* **TASK TO CARRY OUT**
Output all lines exactly, with nothing added or dropped.

BEGIN DATA EXTRACT

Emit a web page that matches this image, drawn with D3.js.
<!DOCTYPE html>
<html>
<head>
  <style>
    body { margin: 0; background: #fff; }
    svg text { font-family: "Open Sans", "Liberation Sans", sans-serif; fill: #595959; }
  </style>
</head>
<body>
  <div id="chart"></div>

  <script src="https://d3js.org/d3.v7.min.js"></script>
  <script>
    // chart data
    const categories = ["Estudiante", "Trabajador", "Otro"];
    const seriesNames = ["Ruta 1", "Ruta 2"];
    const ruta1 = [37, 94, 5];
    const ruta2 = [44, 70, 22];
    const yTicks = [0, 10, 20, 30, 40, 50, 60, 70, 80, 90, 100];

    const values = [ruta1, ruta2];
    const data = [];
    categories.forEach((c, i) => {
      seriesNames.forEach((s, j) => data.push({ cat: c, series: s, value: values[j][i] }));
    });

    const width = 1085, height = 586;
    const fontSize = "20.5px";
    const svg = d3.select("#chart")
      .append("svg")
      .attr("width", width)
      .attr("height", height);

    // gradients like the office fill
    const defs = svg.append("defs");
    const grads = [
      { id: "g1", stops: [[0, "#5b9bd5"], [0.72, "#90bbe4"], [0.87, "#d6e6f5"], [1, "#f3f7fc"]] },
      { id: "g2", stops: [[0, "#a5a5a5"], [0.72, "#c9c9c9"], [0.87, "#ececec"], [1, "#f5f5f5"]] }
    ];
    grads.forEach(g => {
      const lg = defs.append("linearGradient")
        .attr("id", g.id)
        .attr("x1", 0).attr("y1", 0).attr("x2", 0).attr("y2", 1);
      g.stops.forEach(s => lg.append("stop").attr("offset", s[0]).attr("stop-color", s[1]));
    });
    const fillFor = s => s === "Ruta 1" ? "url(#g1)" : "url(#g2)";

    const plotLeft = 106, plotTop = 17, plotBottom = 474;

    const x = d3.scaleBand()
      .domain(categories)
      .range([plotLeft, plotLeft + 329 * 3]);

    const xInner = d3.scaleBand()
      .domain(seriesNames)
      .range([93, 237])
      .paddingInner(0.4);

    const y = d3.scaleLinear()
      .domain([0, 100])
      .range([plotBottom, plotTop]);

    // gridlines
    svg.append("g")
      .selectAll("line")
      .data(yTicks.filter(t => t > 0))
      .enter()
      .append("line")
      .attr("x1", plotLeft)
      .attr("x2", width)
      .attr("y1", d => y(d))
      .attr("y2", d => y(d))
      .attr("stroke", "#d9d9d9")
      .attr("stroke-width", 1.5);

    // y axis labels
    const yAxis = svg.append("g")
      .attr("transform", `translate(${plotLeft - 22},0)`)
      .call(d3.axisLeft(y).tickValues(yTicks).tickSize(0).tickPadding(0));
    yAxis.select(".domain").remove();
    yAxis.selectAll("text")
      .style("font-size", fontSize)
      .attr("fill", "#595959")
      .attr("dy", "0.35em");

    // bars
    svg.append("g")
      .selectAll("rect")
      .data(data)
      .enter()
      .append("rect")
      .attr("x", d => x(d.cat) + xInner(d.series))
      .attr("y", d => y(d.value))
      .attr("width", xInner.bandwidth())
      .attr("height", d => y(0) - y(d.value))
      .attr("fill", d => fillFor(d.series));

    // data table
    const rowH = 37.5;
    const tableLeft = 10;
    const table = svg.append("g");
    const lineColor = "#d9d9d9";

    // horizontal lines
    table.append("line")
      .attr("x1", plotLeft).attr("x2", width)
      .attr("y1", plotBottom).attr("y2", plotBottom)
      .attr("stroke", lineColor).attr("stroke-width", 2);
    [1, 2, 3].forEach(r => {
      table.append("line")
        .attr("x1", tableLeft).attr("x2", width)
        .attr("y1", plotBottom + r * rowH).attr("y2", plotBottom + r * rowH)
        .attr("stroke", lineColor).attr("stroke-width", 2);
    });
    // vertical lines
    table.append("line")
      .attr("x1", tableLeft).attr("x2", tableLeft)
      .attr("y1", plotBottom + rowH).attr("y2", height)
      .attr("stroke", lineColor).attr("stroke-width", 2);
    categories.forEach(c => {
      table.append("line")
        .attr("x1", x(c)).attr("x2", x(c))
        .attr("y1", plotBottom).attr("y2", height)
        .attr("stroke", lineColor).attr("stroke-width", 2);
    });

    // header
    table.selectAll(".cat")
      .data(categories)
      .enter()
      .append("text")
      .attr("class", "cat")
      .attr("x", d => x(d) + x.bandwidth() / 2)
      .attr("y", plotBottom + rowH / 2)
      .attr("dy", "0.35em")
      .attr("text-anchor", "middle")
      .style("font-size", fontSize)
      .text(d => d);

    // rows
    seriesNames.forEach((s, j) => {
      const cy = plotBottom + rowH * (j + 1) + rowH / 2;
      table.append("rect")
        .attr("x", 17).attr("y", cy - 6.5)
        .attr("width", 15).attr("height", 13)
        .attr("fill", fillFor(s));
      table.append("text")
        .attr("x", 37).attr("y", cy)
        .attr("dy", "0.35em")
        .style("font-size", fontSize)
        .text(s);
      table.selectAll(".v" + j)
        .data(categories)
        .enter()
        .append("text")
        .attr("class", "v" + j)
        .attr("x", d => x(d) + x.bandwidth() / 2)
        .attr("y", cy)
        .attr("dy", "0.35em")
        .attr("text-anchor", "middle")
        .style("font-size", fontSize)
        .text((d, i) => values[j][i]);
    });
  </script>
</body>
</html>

END DATA EXTRACT

* **ANSWER TO THE TASK**
Emit a web page that matches this image, drawn with D3.js.
<!DOCTYPE html>
<html>
<head>
  <style>
    body { margin: 0; background: #fff; }
    svg text { font-family: "Open Sans", "Liberation Sans", sans-serif; fill: #595959; }
  </style>
</head>
<body>
  <div id="chart"></div>

  <script src="https://d3js.org/d3.v7.min.js"></script>
  <script>
    // chart data
    const categories = ["Estudiante", "Trabajador", "Otro"];
    const seriesNames = ["Ruta 1", "Ruta 2"];
    const ruta1 = [37, 94, 5];
    const ruta2 = [44, 70, 22];
    const yTicks = [0, 10, 20, 30, 40, 50, 60, 70, 80, 90, 100];

    const values = [ruta1, ruta2];
    const data = [];
    categories.forEach((c, i) => {
      seriesNames.forEach((s, j) => data.push({ cat: c, series: s, value: values[j][i] }));
    });

    const width = 1085, height = 586;
    const fontSize = "20.5px";
    const svg = d3.select("#chart")
      .append("svg")
      .attr("width", width)
      .attr("height", height);

    // gradients like the office fill
    const defs = svg.append("defs");
    const grads = [
      { id: "g1", stops: [[0, "#5b9bd5"], [0.72, "#90bbe4"], [0.87, "#d6e6f5"], [1, "#f3f7fc"]] },
      { id: "g2", stops: [[0, "#a5a5a5"], [0.72, "#c9c9c9"], [0.87, "#ececec"], [1, "#f5f5f5"]] }
    ];
    grads.forEach(g => {
      const lg = defs.append("linearGradient")
        .attr("id", g.id)
        .attr("x1", 0).attr("y1", 0).attr("x2", 0).attr("y2", 1);
      g.stops.forEach(s => lg.append("stop").attr("offset", s[0]).attr("stop-color", s[1]));
    });
    const fillFor = s => s === "Ruta 1" ? "url(#g1)" : "url(#g2)";

    const plotLeft = 106, plotTop = 17, plotBottom = 474;

    const x = d3.scaleBand()
      .domain(categories)
      .range([plotLeft, plotLeft + 329 * 3]);

    const xInner = d3.scaleBand()
      .domain(seriesNames)
      .range([93, 237])
      .paddingInner(0.4);

    const y = d3.scaleLinear()
      .domain([0, 100])
      .range([plotBottom, plotTop]);

    // gridlines
    svg.append("g")
      .selectAll("line")
      .data(yTicks.filter(t => t > 0))
      .enter()
      .append("line")
      .attr("x1", plotLeft)
      .attr("x2", width)
      .attr("y1", d => y(d))
      .attr("y2", d => y(d))
      .attr("stroke", "#d9d9d9")
      .attr("stroke-width", 1.5);

    // y axis labels
    const yAxis = svg.append("g")
      .attr("transform", `translate(${plotLeft - 22},0)`)
      .call(d3.axisLeft(y).tickValues(yTicks).tickSize(0).tickPadding(0));
    yAxis.select(".domain").remove();
    yAxis.selectAll("text")
      .style("font-size", fontSize)
      .attr("fill", "#595959")
      .attr("dy", "0.35em");

    // bars
    svg.append("g")
      .selectAll("rect")
      .data(data)
      .enter()
      .append("rect")
      .attr("x", d => x(d.cat) + xInner(d.series))
      .attr("y", d => y(d.value))
      .attr("width", xInner.bandwidth())
      .attr("height", d => y(0) - y(d.value))
      .attr("fill", d => fillFor(d.series));

    // data table
    const rowH = 37.5;
    const tableLeft = 10;
    const table = svg.append("g");
    const lineColor = "#d9d9d9";

    // horizontal lines
    table.append("line")
      .attr("x1", plotLeft).attr("x2", width)
      .attr("y1", plotBottom).attr("y2", plotBottom)
      .attr("stroke", lineColor).attr("stroke-width", 2);
    [1, 2, 3].forEach(r => {
      table.append("line")
        .attr("x1", tableLeft).attr("x2", width)
        .attr("y1", plotBottom + r * rowH).attr("y2", plotBottom + r * rowH)
        .attr("stroke", lineColor).attr("stroke-width", 2);
    });
    // vertical lines
    table.append("line")
      .attr("x1", tableLeft).attr("x2", tableLeft)
      .attr("y1", plotBottom + rowH).attr("y2", height)
      .attr("stroke", lineColor).attr("stroke-width", 2);
    categories.forEach(c => {
      table.append("line")
        .attr("x1", x(c)).attr("x2", x(c))
        .attr("y1", plotBottom).attr("y2", height)
        .attr("stroke", lineColor).attr("stroke-width", 2);
    });

    // header
    table.selectAll(".cat")
      .data(categories)
      .enter()
      .append("text")
      .attr("class", "cat")
      .attr("x", d => x(d) + x.bandwidth() / 2)
      .attr("y", plotBottom + rowH / 2)
      .attr("dy", "0.35em")
      .attr("text-anchor", "middle")
      .style("font-size", fontSize)
      .text(d => d);

    // rows
    seriesNames.forEach((s, j) => {
      const cy = plotBottom + rowH * (j + 1) + rowH / 2;
      table.append("rect")
        .attr("x", 17).attr("y", cy - 6.5)
        .attr("width", 15).attr("height", 13)
        .attr("fill", fillFor(s));
      table.append("text")
        .attr("x", 37).attr("y", cy)
        .attr("dy", "0.35em")
        .style("font-size", fontSize)
        .text(s);
      table.selectAll(".v" + j)
        .data(categories)
        .enter()
        .append("text")
        .attr("class", "v" + j)
        .attr("x", d => x(d) + x.bandwidth() / 2)
        .attr("y", cy)
        .attr("dy", "0.35em")
        .attr("text-anchor", "middle")
        .style("font-size", fontSize)
        .text((d, i) => values[j][i]);
    });
  </script>
</body>
</html>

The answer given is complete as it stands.